The meaning was not lost on the players. This was no encouraging bit of baseball parlance; it was a backhanded compliment. To be written off as a bottom feeder for the top dogs to feast on rankled some of the players.
Certainly they knew they were coming off a poor season, going 8-16 overall, 6-14 in conference, and missing the playoffs completely. But there was a sense that the down year was an anomaly, not indicative of the team’s potential.
“Last year, we look at it like [it was] a fluke,” said captain and outfielder Luke Myer, ‘16. “We knew we had a lot more talent than our record showed, and we never really put it together. Playing-wise, we probably had one game where we played up to our talent level.”
17 players returned to this year’s team, so to expect more of the same wasn’t an erroneous assumption for an armchair critic to make. But factors that an observer at home couldn’t account for, like coaching, chemistry and the important play of the ten freshmen who joined the team in the summer, made monumental differences for the team.
Head coach Lucas Jones took over the team after coach Jeff Stickley’s 28-year run as the head coach came to an end with his retirement last year. Despite grumblings in the fall and winter about an increase in the amount of practices and workouts, players rallied around Jones’ fresh methods and love of the game.

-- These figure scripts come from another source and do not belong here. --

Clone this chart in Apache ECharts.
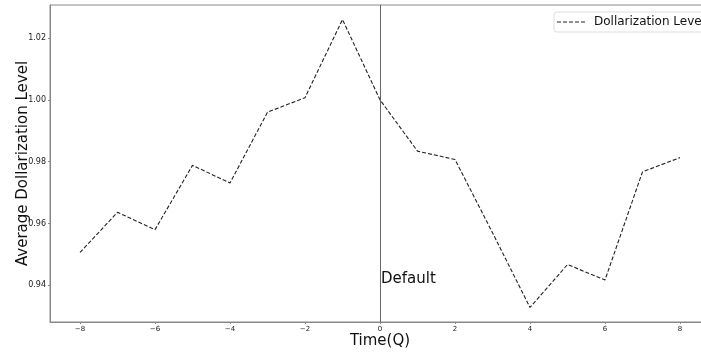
<!DOCTYPE html>
<html>
<head>
<meta charset="utf-8">
<script src="https://cdn.jsdelivr.net/npm/echarts@6/dist/echarts.min.js"></script>
<style>
  html, body { margin: 0; padding: 0; background: #fff; }
  #chart { width: 701px; height: 353px; }
</style>
</head>
<body>
<div id="chart"></div>
<script>
// Data
const quarters = [-8, -7, -6, -5, -4, -3, -2, -1, 0, 1, 2, 3, 4, 5, 6, 7, 8];
const dollarization = [0.9506, 0.9636, 0.9580, 0.9788, 0.9731, 0.9960, 1.0007, 1.0260, 1.0000,
                       0.9834, 0.9807, 0.9570, 0.9328, 0.9467, 0.9417, 0.9767, 0.9813];
const xTicks = [-8, -6, -4, -2, 0, 2, 4, 6, 8];
const yTicks = [0.94, 0.96, 0.98, 1.00, 1.02];
const seriesName = 'Dollarization Level';
const eventQuarter = 0;
const eventLabel = 'Default';
const eventLabelLevel = 0.942;

const chart = echarts.init(document.getElementById('chart'), null, { renderer: 'canvas' });
const font = 'DejaVu Sans';
const dashIcon = 'path://M0,0h4v1h-4z M6,0h4v1h-4z M12,0h4v1h-4z M18,0h4v1h-4z M24,0h4v1h-4z';

chart.setOption({
  animation: false,
  backgroundColor: '#fff',
  textStyle: { fontFamily: font },
  grid: {
    left: 50, top: 5, width: 660, height: 317,
    containLabel: false,
    outerBoundsMode: 'none',
    show: true, borderColor: '#888', borderWidth: 1, backgroundColor: 'transparent'
  },
  legend: {
    show: true,
    data: [{ name: seriesName, icon: dashIcon }],
    left: 554, top: 12,
    padding: [4, 6, 4, 3],
    itemWidth: 28, itemHeight: 1.3, itemGap: 6,
    itemStyle: { color: '#222' },
    backgroundColor: '#fff',
    borderColor: '#ddd', borderWidth: 1, borderRadius: 3,
    textStyle: { fontFamily: font, fontSize: 12, color: '#111', padding: [0, 0, 0, 4] }
  },
  xAxis: {
    type: 'value',
    min: -8.8, max: 8.8,
    name: 'Time(Q)',
    nameLocation: 'middle',
    nameGap: 12,
    nameMoveOverlap: false,
    nameTextStyle: { fontFamily: font, fontSize: 15, color: '#111' },
    axisLine: { show: true, onZero: false, lineStyle: { color: '#888', width: 1 } },
    axisTick: { show: true, length: 2, lineStyle: { color: '#888' }, customValues: xTicks },
    axisLabel: {
      fontFamily: font, fontSize: 7, color: '#222', margin: 4,
      customValues: xTicks,
      formatter: v => (v < 0 ? '\u2212' + Math.abs(v) : String(v))
    },
    splitLine: { show: false }
  },
  yAxis: {
    type: 'value',
    min: 0.9281, max: 1.0307,
    name: 'Average Dollarization Level',
    nameLocation: 'middle',
    nameGap: 19,
    nameRotate: 90,
    nameMoveOverlap: false,
    nameTextStyle: { fontFamily: font, fontSize: 15, color: '#111' },
    axisLine: { show: true, onZero: false, lineStyle: { color: '#888', width: 1 } },
    axisTick: { show: true, length: 2, lineStyle: { color: '#888' }, customValues: yTicks },
    axisLabel: {
      fontFamily: font, fontSize: 8, color: '#222', margin: 4,
      customValues: yTicks,
      formatter: v => v.toFixed(2)
    },
    splitLine: { show: false }
  },
  series: [{
    name: seriesName,
    type: 'line',
    data: quarters.map((q, i) => [q, dollarization[i]]),
    symbol: 'none',
    showSymbol: false,
    lineStyle: { color: '#222', width: 1.1, type: [4, 2] },
    itemStyle: { color: '#222' },
    markLine: {
      silent: true,
      symbol: 'none',
      label: { show: false },
      lineStyle: { color: '#666', width: 1, type: 'solid' },
      data: [{ xAxis: eventQuarter }]
    },
    markPoint: {
      silent: true,
      symbol: 'circle',
      symbolSize: 0,
      data: [{
        coord: [eventQuarter, eventLabelLevel],
        label: {
          show: true, position: 'right', distance: 1,
          formatter: eventLabel,
          fontFamily: font, fontSize: 15, color: '#111'
        }
      }]
    }
  }]
});
</script>
</body>
</html>
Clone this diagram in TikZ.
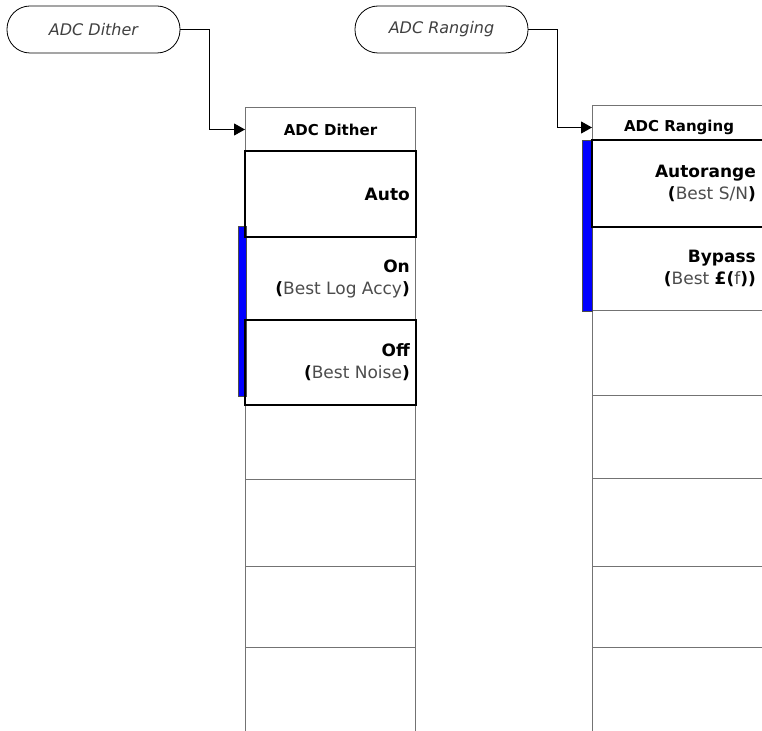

“There’s definitely been a huge culture shift,” Myer said. “Coach Jones has brought a level of intensity that has really been a nice change of pace.”
In addition to Coach Jones, players have lauded the job assistant coach Ted White has done, especially with the pitching staff where an enormous 2.38 points were shaved off last season’s team ERA (it dropped from 5.34 to 2.96). W&L leads the ODAC in team ERA and is the only team to maintain a sub-3.00 ERA.
As a result, starting pitcher Tommy Conklin, ’17, was named first-team All-ODAC after going 8-0 with a conference-best 1.03 ERA. Closer Danny Devereux, ‘19, was named to the second-team after recording eight saves—a W&L single-season record—and a 1.83 ERA.
Third baseman Ryan Weston, ‘17, was also named to the second team, and catcher Cory Paton, ‘17, earned a third-team spot as well as an academic All-American nod with a perfect GPA.
And, after turning the team around, finishing 26-12, 13-7 in conference, and finishing with the third overall seed in the ODAC tournament—obliterating preseason projections—Coach Jones was awarded Coach of the Year honors.
Back in the winter months, when players were still getting used to Jones’ routine, he wrote that condescending quotation up on the board with a blue marker. He knew already that his team was better than the public opinion. He wanted to motivate his guys to a greater level of excellence, even in the chilly preseason.
“It was definitely something in January and February, before the season started up, when we had our practices, we saw that and it fired us up,” Paton said. “We know that if we play our game we can compete with anyone in the conference right now… We’ve proved that to ourselves over the course of the season, and we believed that, out of the gates, we would have a good year this year.”